■ ENTRIES PROVIDED:

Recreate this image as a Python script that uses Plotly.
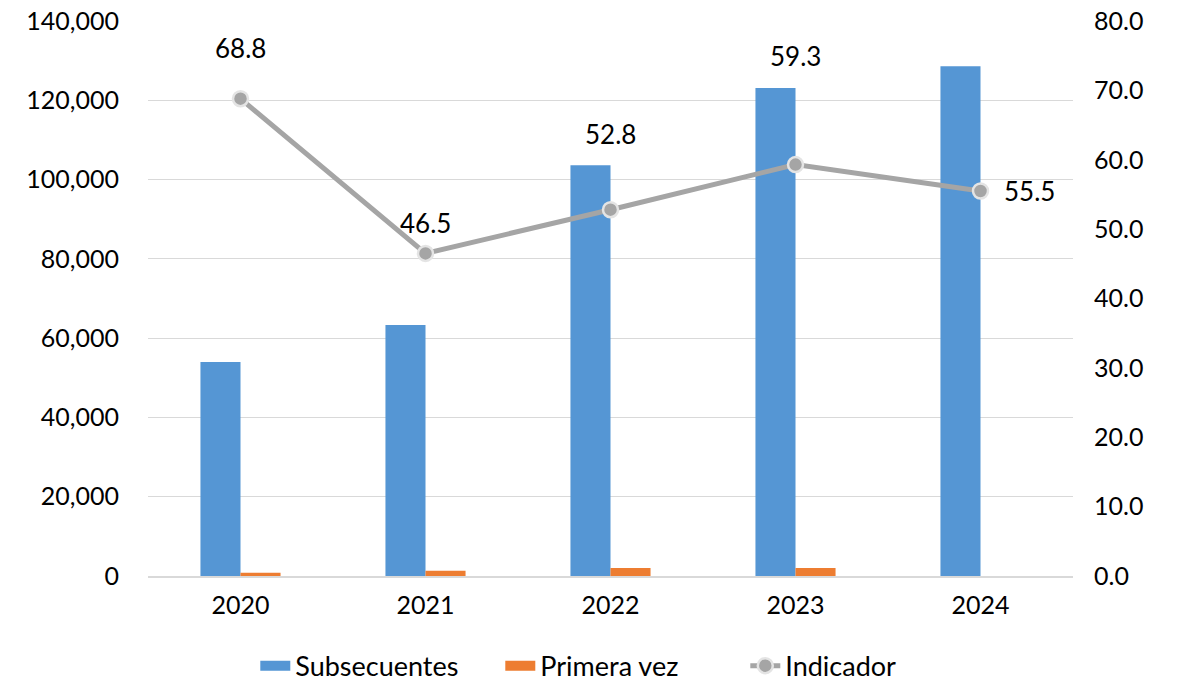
==
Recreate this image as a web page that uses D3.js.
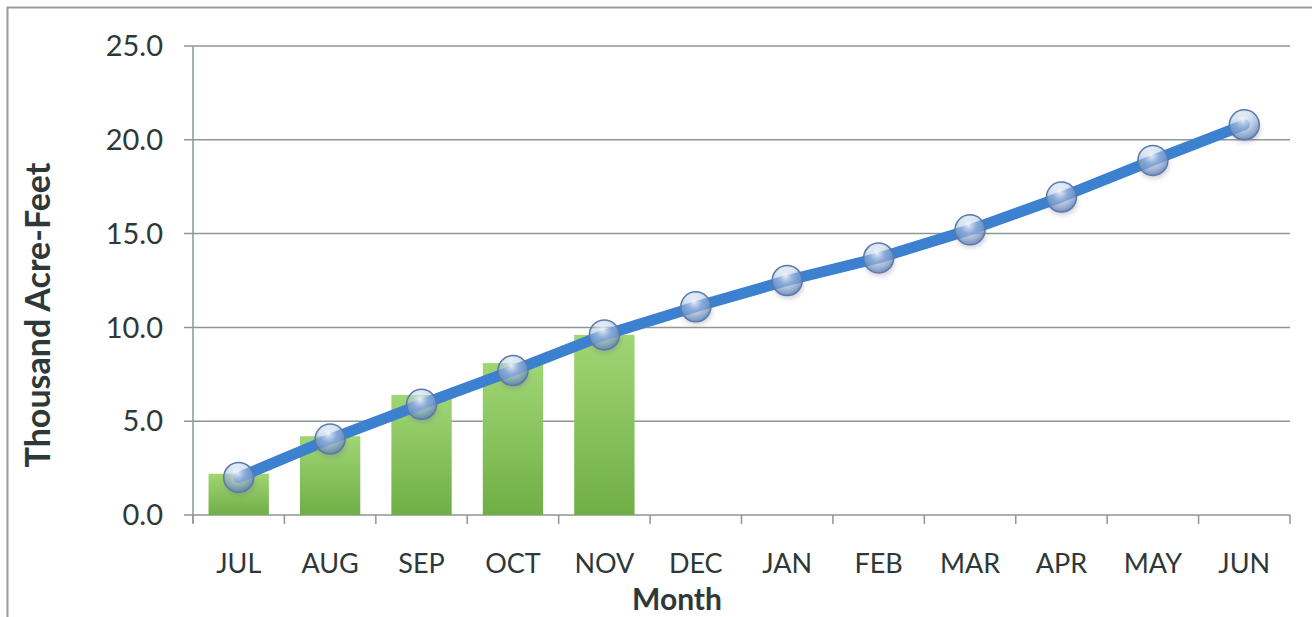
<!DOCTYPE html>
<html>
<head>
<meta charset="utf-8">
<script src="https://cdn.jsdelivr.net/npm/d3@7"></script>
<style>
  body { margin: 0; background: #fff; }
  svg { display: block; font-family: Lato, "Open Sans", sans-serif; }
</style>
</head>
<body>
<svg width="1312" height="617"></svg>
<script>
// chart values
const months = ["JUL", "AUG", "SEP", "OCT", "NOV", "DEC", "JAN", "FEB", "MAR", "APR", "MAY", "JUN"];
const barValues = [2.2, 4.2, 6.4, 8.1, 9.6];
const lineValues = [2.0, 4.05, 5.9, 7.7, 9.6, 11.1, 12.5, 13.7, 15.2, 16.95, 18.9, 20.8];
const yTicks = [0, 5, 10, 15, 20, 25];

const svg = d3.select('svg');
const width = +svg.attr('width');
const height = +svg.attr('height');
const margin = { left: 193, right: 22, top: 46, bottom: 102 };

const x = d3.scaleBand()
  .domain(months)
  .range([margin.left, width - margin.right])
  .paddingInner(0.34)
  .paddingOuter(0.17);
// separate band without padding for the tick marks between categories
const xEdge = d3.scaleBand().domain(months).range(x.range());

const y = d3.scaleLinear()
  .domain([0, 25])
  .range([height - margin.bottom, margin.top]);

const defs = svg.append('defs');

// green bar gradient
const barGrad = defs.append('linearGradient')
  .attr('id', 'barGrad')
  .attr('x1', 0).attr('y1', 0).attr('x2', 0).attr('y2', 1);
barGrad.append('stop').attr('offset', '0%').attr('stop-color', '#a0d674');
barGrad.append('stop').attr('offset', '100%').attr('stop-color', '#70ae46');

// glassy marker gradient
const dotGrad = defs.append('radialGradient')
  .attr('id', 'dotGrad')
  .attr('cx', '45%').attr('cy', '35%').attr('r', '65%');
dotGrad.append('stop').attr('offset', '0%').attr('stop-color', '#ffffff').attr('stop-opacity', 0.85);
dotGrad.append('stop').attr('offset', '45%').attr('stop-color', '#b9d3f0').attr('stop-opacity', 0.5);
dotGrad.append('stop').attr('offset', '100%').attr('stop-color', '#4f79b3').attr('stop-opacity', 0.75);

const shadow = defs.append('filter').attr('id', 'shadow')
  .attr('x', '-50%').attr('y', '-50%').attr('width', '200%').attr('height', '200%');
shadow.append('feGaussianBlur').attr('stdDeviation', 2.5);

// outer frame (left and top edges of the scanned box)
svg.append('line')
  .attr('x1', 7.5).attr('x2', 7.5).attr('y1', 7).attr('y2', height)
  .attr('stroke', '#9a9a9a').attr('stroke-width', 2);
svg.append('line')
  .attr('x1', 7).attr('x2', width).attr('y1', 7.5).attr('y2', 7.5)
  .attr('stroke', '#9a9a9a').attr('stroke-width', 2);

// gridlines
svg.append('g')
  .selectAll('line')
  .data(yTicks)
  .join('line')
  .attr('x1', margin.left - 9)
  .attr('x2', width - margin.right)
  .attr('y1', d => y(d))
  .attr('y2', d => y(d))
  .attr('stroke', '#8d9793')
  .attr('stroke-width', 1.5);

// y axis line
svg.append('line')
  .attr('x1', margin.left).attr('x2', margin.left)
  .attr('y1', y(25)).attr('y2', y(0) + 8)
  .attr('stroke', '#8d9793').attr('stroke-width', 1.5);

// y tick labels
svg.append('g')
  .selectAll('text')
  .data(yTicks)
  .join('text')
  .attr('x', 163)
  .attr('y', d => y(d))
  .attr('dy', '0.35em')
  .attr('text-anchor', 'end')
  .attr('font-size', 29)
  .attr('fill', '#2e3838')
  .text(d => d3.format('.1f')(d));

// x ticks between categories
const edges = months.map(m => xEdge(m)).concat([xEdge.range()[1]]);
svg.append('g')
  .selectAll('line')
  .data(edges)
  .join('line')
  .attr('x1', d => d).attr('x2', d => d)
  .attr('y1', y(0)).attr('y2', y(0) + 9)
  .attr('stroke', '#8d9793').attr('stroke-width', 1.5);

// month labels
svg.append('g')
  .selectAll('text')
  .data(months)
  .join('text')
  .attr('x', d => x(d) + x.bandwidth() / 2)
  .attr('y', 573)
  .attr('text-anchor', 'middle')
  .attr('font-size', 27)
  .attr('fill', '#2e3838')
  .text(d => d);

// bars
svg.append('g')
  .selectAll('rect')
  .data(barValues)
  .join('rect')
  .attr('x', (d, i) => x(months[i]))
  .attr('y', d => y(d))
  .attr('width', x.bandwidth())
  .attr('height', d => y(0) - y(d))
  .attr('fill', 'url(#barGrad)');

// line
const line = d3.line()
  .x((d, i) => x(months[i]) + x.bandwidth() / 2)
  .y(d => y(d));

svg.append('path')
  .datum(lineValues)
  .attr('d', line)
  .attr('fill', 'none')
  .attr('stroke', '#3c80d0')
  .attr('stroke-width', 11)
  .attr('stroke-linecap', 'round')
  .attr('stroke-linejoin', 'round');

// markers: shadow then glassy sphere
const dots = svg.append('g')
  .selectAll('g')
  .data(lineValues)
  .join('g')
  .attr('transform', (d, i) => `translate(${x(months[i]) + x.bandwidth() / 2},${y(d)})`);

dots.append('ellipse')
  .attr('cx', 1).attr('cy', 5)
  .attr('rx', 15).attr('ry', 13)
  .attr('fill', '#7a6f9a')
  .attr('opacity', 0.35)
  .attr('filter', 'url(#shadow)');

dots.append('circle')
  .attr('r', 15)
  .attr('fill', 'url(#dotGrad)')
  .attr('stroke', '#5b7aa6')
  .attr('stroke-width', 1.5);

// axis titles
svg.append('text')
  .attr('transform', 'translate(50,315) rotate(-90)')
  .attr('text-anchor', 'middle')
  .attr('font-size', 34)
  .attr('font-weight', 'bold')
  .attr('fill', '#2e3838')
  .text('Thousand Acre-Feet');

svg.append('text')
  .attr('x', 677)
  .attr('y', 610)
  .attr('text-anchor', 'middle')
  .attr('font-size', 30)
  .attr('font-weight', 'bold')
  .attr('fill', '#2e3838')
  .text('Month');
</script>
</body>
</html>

■ EXERCISE DIRECTIONS: Locate the word "Recreate" in the records and collect each line it appears in.

■ RESULT OF THE TASK:
Recreate this image as a Python script that uses Plotly.
Recreate this image as a web page that uses D3.js.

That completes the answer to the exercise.